Il lui arrivera de se fournir en artisanat local, de la camelote spécialement fait pour lui : l’éternel sarouel à motif oriental, l’immanquable débardeur, la casquette Full Moon Party/ Phuket et divers souvenirs idéaux. Au mieux, s’il a prévu de se procurer un costume à tarif avantageux, il aura eu le soin de se renseigner auprès de son sempiternel guide de voyage.

Il n’est pas dupe, il n’entrera pas chez le premier croisant son chemin. D’ailleurs, le rabatteur n’est pas dupe pour autant. Personne ne l’est à Khao San.

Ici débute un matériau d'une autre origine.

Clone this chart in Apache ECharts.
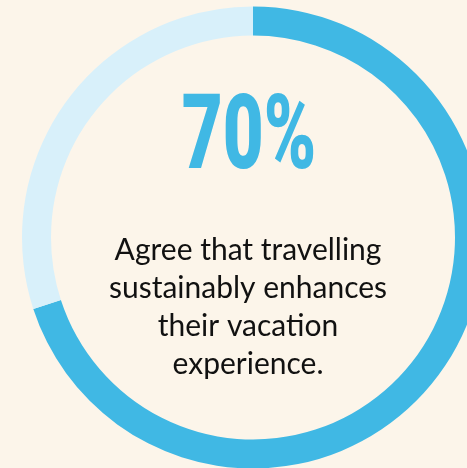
<!DOCTYPE html>
<html>
<head>
<meta charset="utf-8">
<style>
  html, body { margin: 0; padding: 0; background: #fcf5ea; }
  #chart { width: 467px; height: 468px; }
</style>
<script src="https://cdn.jsdelivr.net/npm/echarts@6/dist/echarts.min.js"></script>
</head>
<body>
<div id="chart"></div>
<script>
// Share of respondents who agree vs. the rest
const categories = ['Agree', 'Other'];
const values = [70, 30];
const headline = 'Agree that travelling\nsustainably enhances\ntheir vacation\nexperience.';

const BLUE = '#40b8e4';
const LIGHT = '#d8f0fa';

const chart = echarts.init(document.getElementById('chart'), null, { renderer: 'canvas' });

const total = values.reduce((a, b) => a + b, 0);
const pct = Math.round(values[0] / total * 100) + '%';

chart.setOption({
  backgroundColor: '#fcf5ea',
  animation: false,
  series: [{
    type: 'pie',
    center: [253, 237.5],
    radius: [202, 231],
    startAngle: 90,
    clockwise: true,
    silent: true,
    label: { show: false },
    labelLine: { show: false },
    emphasis: { disabled: true },
    data: categories.map((name, i) => ({
      name,
      value: values[i],
      itemStyle: { color: i === 0 ? BLUE : LIGHT, borderWidth: 0 }
    }))
  }],
  graphic: [
    {
      type: 'text',
      x: 249,
      y: 142,
      scaleX: 0.68,
      silent: true,
      style: {
        text: pct,
        fill: BLUE,
        font: '900 104px Roboto',
        textAlign: 'center',
        textVerticalAlign: 'middle'
      }
    },
    {
      type: 'text',
      x: 248,
      y: 231,
      silent: true,
      style: {
        text: headline,
        fill: '#111111',
        font: '30px Lato',
        lineHeight: 38,
        textAlign: 'center',
        textVerticalAlign: 'top'
      }
    }
  ]
});
</script>
</body>
</html>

Chacun accepte de jouer son rôle, clairement défini : celui du touriste repoussant tout thaï entrant dans son champ de vision ; celui du rabatteur fonctionnant à la commission, opportuniste, prêt à tout pour vendre.

Ils en sont pleinement conscients de ces rôles, ils l’acceptent, sans cela ils ne seraient pas en mesure d’improviser avec tant de brio, d’inventer à chaque instant de nouvelles manières d’offrir et de refuser, sans se répéter. La méthode employée y est toute personnelle.

D’un côté des propositions qui surenchérissent à mesure de l’éloignement du client pour se rabattre dans un dernier espoir de lubricité, sur le plus bestial instinct charnel : food ? scorpion ? bucket ? taxi ? tuk tuk ? boum-boum ? De l’autre, le refus devient de plus en plus agressif à mesure de l’insistance : geste poli, hochement de tête accompagné d’une moue réprobatrice, No ! affirmé, pour finir par l’exutoire bienvenu, le chapelet d’insultes dans la langue natale.

Ces moments de friction ponctuent la journée d’un parfum d’éternel recommencement. De l’ambiance bon enfant du petit matin, où les échanges restent courtois aux confrontations nocturne où le dédain, la condescendance et le mépris mutuels règnent en maîtres, le répit ne trouve pas sa place. L’activité constante, infernale pousse chacun au bout de son être. Aucune loi n’a plus encore dès l’instant où vos pieds pénètrent dans Khao San.

Mais en ce vendredi soir printanier, résistez à la tentation., pour mieux y céder le lendemain. Restez pieux ce soir, car éreintés, de douillets lits attendant sagement vos douillets corps, dans une atmosphère climatisée. Le repos sera bienvenue, le rendez-vous est pris pour 9h, le lendemain matin, dans le hall.